Em data recente, a 3ª Turma do Superior Tribunal de Justiça acolheu o pleito de uma mulher para retificação de registro civil para exclusão do sobrenome do marido, adotado no casamento, o qual ela alegou jamais ter se adaptado ao uso. O que torna a notícia inédita é o pedido ter ocorrido na vigência do casamento, e não no divórcio do casal, momento em que muitas mulheres optam por voltar a usar o nome de solteira.
Segundo a autora da ação, o sobrenome do marido acabou por se tornar o protagonista em sua identificação civil, deixando o seu sobrenome familiar em segundo plano, o que a incomodava, já que ela sempre foi conhecida pelo sobrenome paterno. Além do que, os únicos familiares que usavam o patronímico familiar estavam em situação de saúde muito delicada.
Assim, a relatora do recurso, ministra Nancy Andrighi, entendeu legítimo o pleito da mulher, afirmando o seguinte: "Dado que as justificativas apresentadas pela parte não são frívolas, mas, ao revés, demonstram a irresignação de quem vê no horizonte a iminente perda dos seus entes próximos sem que lhe sobre uma das mais palpáveis e significativas recordações — o sobrenome —, devem ser preservadas a intimidade, a autonomia da vontade, a vida privada, os valores e as crenças das pessoas, bem como a manutenção e a perpetuação da herança familiar".
A ministra ainda fez questão de ressaltar que o acréscimo do sobrenome do marido faz parte de uma tradição antiga quando a pessoa, em especial a mulher, abdica de parte significativa dos seus direitos de personalidade para incorporar o sobrenome do cônjuge após o casamento, transformando a sua própria genética familiar.
Acrescentou ainda a ministra que "é indiscutível que a transformação e a evolução da sociedade em que vivemos colocam essa questão, a cada dia, em um patamar de muito menor relevância e, mais do que isso, a coloca na esfera da liberdade e da autonomia da vontade das partes, justamente porque se trata de uma alteração substancial em um direito da personalidade, indissociável da própria pessoa humana".

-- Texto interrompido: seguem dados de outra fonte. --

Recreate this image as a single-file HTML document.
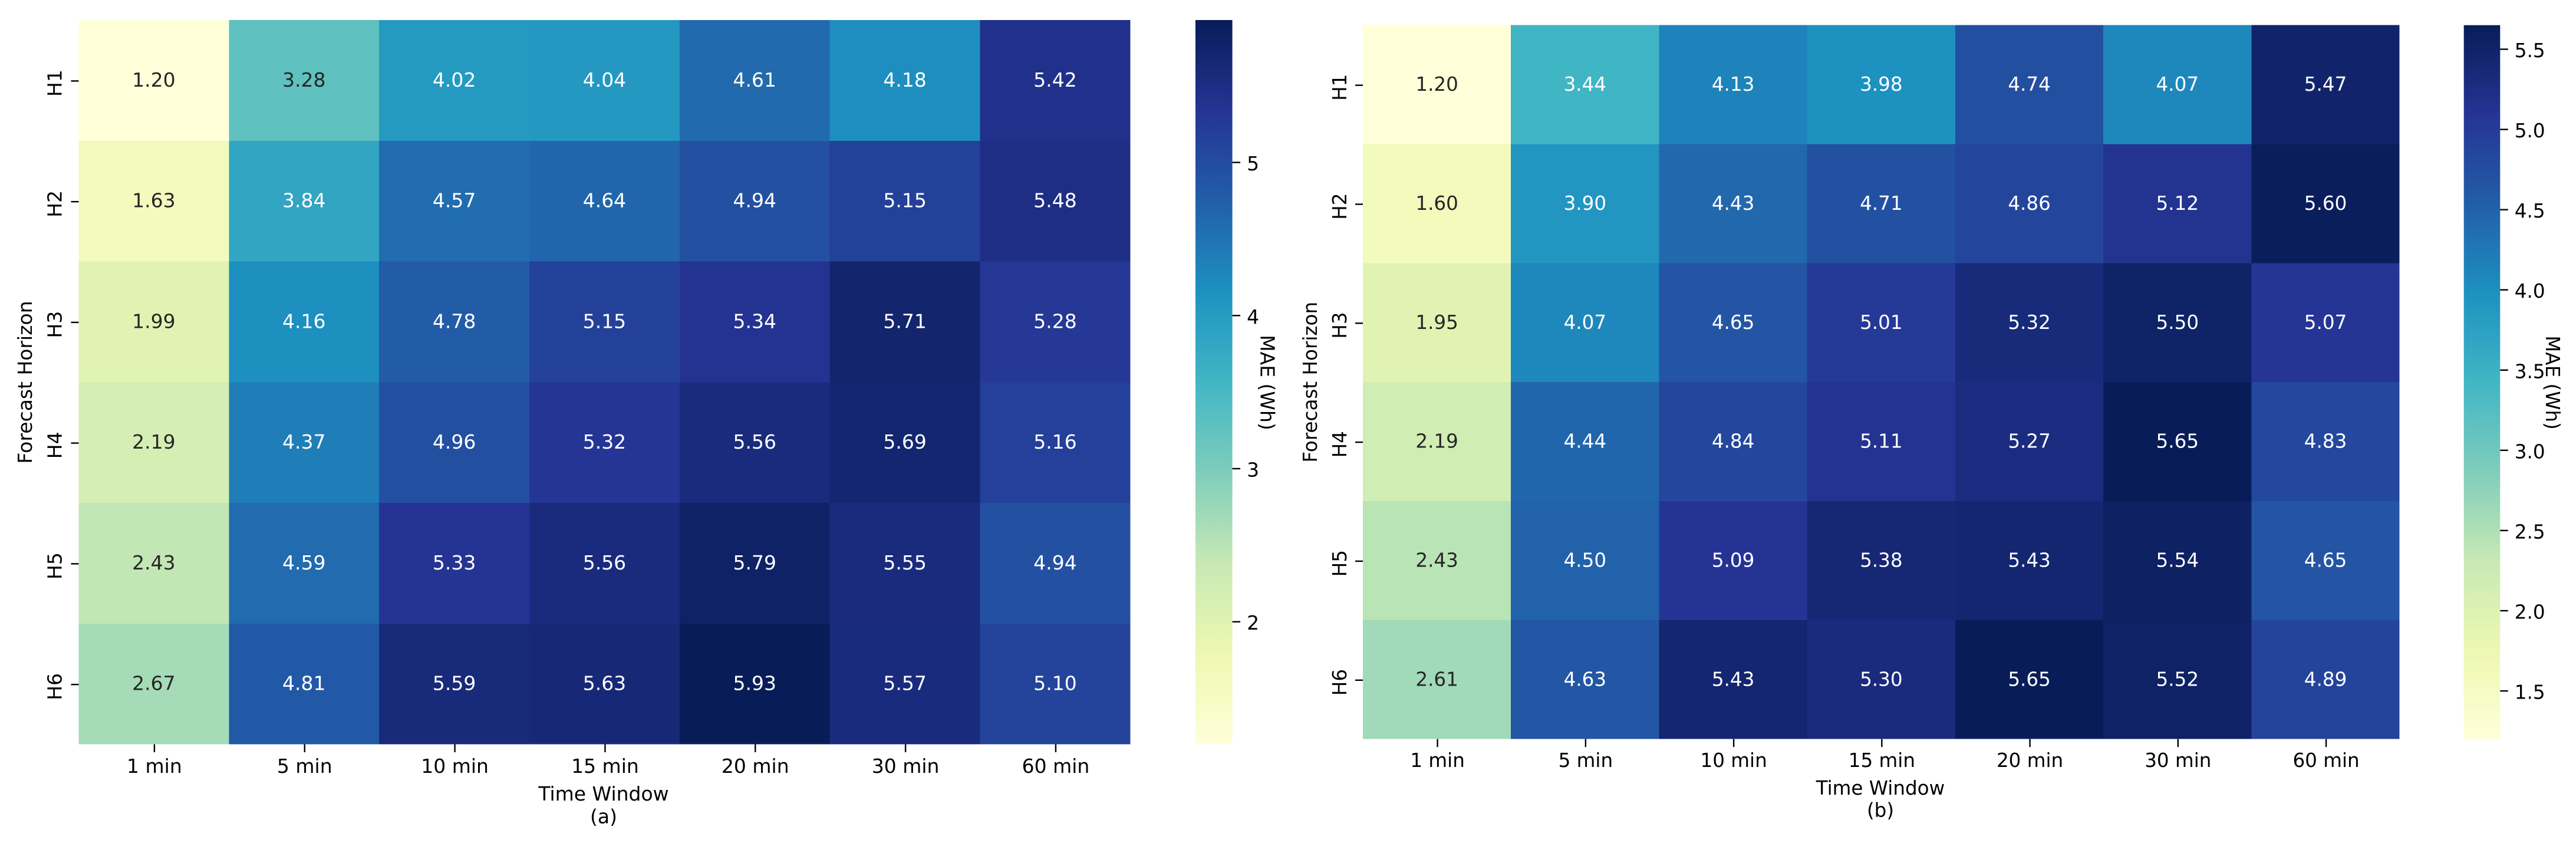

A decisão é importante pois, mesmo sem previsão legal específica, mostra que o STJ tem flexibilizado progressivamente regras conservadoras, ajustando-as à atual realidade social, desde que não haja risco à segurança jurídica, a exemplo do caso em questão.
No mais, não devemos esquecer que o sobrenome que carregamos desde que nascemos é repleto de circunstâncias e histórias e não temos escolha em sua "aquisição"; já o sobrenome que podemos, por opção legal, adotar é carregado de motivações, momentâneas ou não. Quanto a essa última possibilidade, pergunta-se: podemos nos arrepender, no meio do caminho, por um motivo maior? O STJ entendeu que sim.
Pena que não possa ter sido objeto de simples alteração em sede cartorial, tendo sido necessário mover o Judiciário até suas instâncias superiores para tratar de um direito personalíssimo, sem repercussão na vida de outras pessoas, só na da autora do pedido.
É preciso desburocratizar as questões que tocam a vida pessoal dos indivíduos, sem risco à segurança jurídica, pois, como humanos, somos mutáveis e livres. A vida é imprevisível.